The Building Change Trust and Co-operative Alternatives have announced the extension of their highly successful Community Shares Ready! Programme.
The project, which started in 2013, will run for a further two years to 31st March 2018.
Since the start of the programme, Co-operative Alternatives and the Trust have been at the forefront of social innovation and alternative social finance in Northern Ireland.
Community Shares Ready! has received 105 direct enquiries and has seen three community share offers completed. The first of which was Northern Ireland’s first woodland burial service – Down to Earth.
The programme has given support to NI Community Energy (NICE) to flourish.
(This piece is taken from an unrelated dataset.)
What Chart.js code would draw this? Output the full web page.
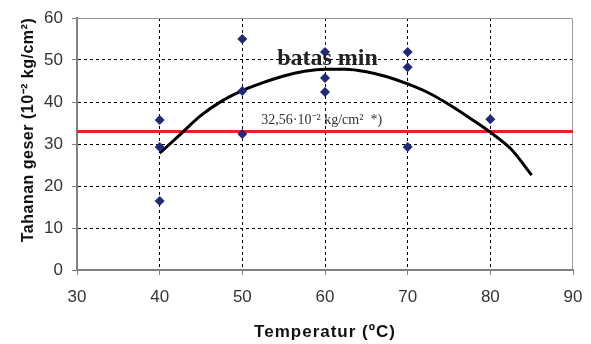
<!DOCTYPE html>
<html>
  <head>
    <meta charset="utf-8" />
    <title>Tahanan geser vs Temperatur</title>
    <style>
      html, body { margin: 0; padding: 0; background: #fff; }
      canvas { display: block; }
    </style>
  </head>
  <body>
    <canvas id="myChart" width="591" height="344"></canvas>

    <script src="https://cdn.jsdelivr.net/npm/chart.js@4/dist/chart.umd.min.js"></script>
    <script>
      // measured points
      var temps = [40, 40, 40, 50, 50, 50, 60, 60, 60, 70, 70, 70, 80];
      var shear = [35.7, 29.3, 16.4, 55.0, 42.6, 32.4, 51.9, 45.7, 42.4, 51.9, 48.3, 29.3, 35.9];

      // trend curve
      var curveX = [40, 42.5, 45, 47.5, 50, 52.5, 55, 57.5, 60, 62.5, 65, 67.5, 70, 72.5, 75, 77.5, 80, 82.5, 85];
      var curveY = [27.8, 32.3, 36.8, 40.2, 42.7, 44.6, 46.2, 47.3, 47.8, 47.8, 47.2, 46.0, 44.3, 42.2, 39.4, 36.2, 32.8, 28.8, 22.6];

      // minimum limit line
      var limitValue = 33;
      var limitX = [30, 90];

      var xTicks = [30, 40, 50, 60, 70, 80, 90];
      var yTicks = [0, 10, 20, 30, 40, 50, 60];

      var xTitle = "Temperatur (ºC)";
      var yTitle = "Tahanan geser (10⁻² kg/cm²)";

      var scatterData = [];
      for (let i = 0; i < temps.length; i++) {
        scatterData.push({ x: temps[i], y: shear[i] });
      }
      var curveData = [];
      for (let i = 0; i < curveX.length; i++) {
        curveData.push({ x: curveX[i], y: curveY[i] });
      }
      var limitData = [];
      for (let i = 0; i < limitX.length; i++) {
        limitData.push({ x: limitX[i], y: limitValue });
      }

      // frame, labels inside plot, axis titles (spaced out like the original)
      const extras = {
        id: "extras",
        beforeDatasetsDraw(chart) {
          const a = chart.chartArea;
          const c = chart.ctx;
          c.save();
          c.strokeStyle = "#9a9a9a";
          c.lineWidth = 1;
          c.beginPath();
          c.moveTo(a.left, a.top + 0.5);
          c.lineTo(a.right - 0.5, a.top + 0.5);
          c.lineTo(a.right - 0.5, a.bottom);
          c.stroke();
          c.restore();
        },
        afterDatasetsDraw(chart) {
          const x = chart.scales.x;
          const y = chart.scales.y;
          const c = chart.ctx;
          c.save();
          c.fillStyle = "#222";
          c.textBaseline = "middle";
          c.textAlign = "center";
          c.font = "bold 24px 'Liberation Serif', serif";
          c.fillText("batas min", x.getPixelForValue(60.3), y.getPixelForValue(50.2));
          c.font = "14px 'Liberation Serif', serif";
          c.fillStyle = "#333";
          c.textAlign = "left";
          c.fillText("32,56·10⁻² kg/cm²  *)", x.getPixelForValue(52.3), y.getPixelForValue(35.6));
          c.restore();
        },
        afterDraw(chart) {
          const a = chart.chartArea;
          const c = chart.ctx;
          c.save();
          c.fillStyle = "#111";
          c.textAlign = "center";
          c.textBaseline = "middle";
          c.letterSpacing = "1px";
          c.font = "bold 17px 'Liberation Sans', Arial";
          c.fillText(xTitle, (a.left + a.right) / 2, 332);
          c.letterSpacing = "0.5px";
          c.font = "bold 16px 'Liberation Sans', Arial";
          c.translate(29, 130);
          c.rotate(-Math.PI / 2);
          c.fillText(yTitle, 0, 0);
          c.restore();
        }
      };

      const ctx = document.getElementById("myChart").getContext("2d");
      const myChart = new Chart(ctx, {
        type: "scatter",
        data: {
          datasets: [
            {
              label: "data",
              data: scatterData,
              pointStyle: "rectRot",
              pointRadius: 5,
              pointHoverRadius: 5,
              backgroundColor: "#1f2a78",
              borderColor: "#1f2a78",
              borderWidth: 0,
              order: 0,
            },
            {
              label: "curve",
              type: "line",
              data: curveData,
              borderColor: "#000",
              borderWidth: 3,
              pointRadius: 0,
              tension: 0.4,
              cubicInterpolationMode: "monotone",
              fill: false,
              order: 1,
            },
            {
              label: "limit",
              type: "line",
              data: limitData,
              borderColor: "#f02020",
              borderWidth: 3,
              pointRadius: 0,
              fill: false,
              order: 2,
            },
          ],
        },
        options: {
          responsive: false,
          animation: false,
          devicePixelRatio: 1,
          layout: { padding: { top: 18, right: 18, left: 0, bottom: 0 } },
          plugins: { legend: { display: false }, tooltip: { enabled: false } },
          scales: {
            x: {
              type: "linear",
              min: 30,
              max: 90,
              afterBuildTicks: (s) => { s.ticks = xTicks.map((v) => ({ value: v })); },
              afterFit: (s) => { s.height = 74; s.paddingRight = 0; s.paddingLeft = 0; },
              ticks: {
                autoSkip: false,
                maxRotation: 0,
                color: "#333",
                font: { family: "'Liberation Sans', Arial", size: 17 },
                padding: 12,
              },
              grid: {
                color: (c) => (c.tick && (c.tick.value === 30 || c.tick.value === 90) ? "rgba(0,0,0,0)" : "#000"),
                lineWidth: 1,
                tickLength: 5,
                tickColor: "#808080",
                drawTicks: true,
              },
              border: { display: true, color: "#808080", width: 2, dash: [3, 3] },
            },
            y: {
              min: 0,
              max: 60,
              afterBuildTicks: (s) => { s.ticks = yTicks.map((v) => ({ value: v })); },
              afterFit: (s) => { s.width = 77; s.paddingTop = 0; s.paddingBottom = 0; },
              ticks: {
                autoSkip: false,
                color: "#333",
                font: { family: "'Liberation Sans', Arial", size: 17 },
                padding: 9,
              },
              grid: {
                color: (c) => (c.tick && (c.tick.value === 0 || c.tick.value === 60) ? "rgba(0,0,0,0)" : "#000"),
                lineWidth: 1,
                tickLength: 5,
                tickColor: "#808080",
                drawTicks: true,
              },
              border: { display: true, color: "#808080", width: 2, dash: [3, 3] },
            },
          },
        },
        plugins: [extras],
      });
    </script>
  </body>
</html>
Last year NICE – Northern Ireland’s only solar energy co-operative – raised an impressive £150,000 with its first community share issue enabling them to install solar panels to benefit 13 organisations.
Last week, NICE launched their second community share offer to raise £130,000, which will enable them to install solar panels free of charge for up to ten charitable and community organisations.
With the new funding from the Trust, Cooperative Alternatives plans to continue raising awareness of the community benefit society model in sector such as housing, food, healthcare and retail.
Their ultimate aim is to work towards bringing a further three share offers for cooperatively owned community enterprises over the next two years.
Tiziana O’Hara, who runs the Community Shares Ready! project said: “Co-operative Alternatives have re-introduced democratic structures like co-operatives and community benefit societies in the landscape of social and economic development and bring with it the necessary expertise to raise new forms of social finance such as community shares.
“Thanks to the support of the Building Change Trust that has been possible and we are delighted with the renewed contract since this will allow us to bring more diversity in the economy and interesting forms of community ownership in the Voluntary, Community and Social Enterprise (VCSE) sector”.
The Trust’s Director of Operations, Nigel McKinney, said: “We’ve been delighted with the work Co-operative Alternatives has been doing on this project and are excited to be extending our relationship with them into 2018.
“At the outset this was an ambitious and risky project, with knowledge of community shares low and uptake even lower still. There were no social enterprises using the community benefit society model at all in Northern Ireland”
“To see the progress organisations such as Down to Earth and NI Community Energy have made using this innovative, democratic and sustainable model of running a social enterprise and raising money is really exciting for us at the Trust.
“Between now and 2018, when we close our doors, we are looking forward to see what further steps forward we can take in this new area of innovation in social finance”.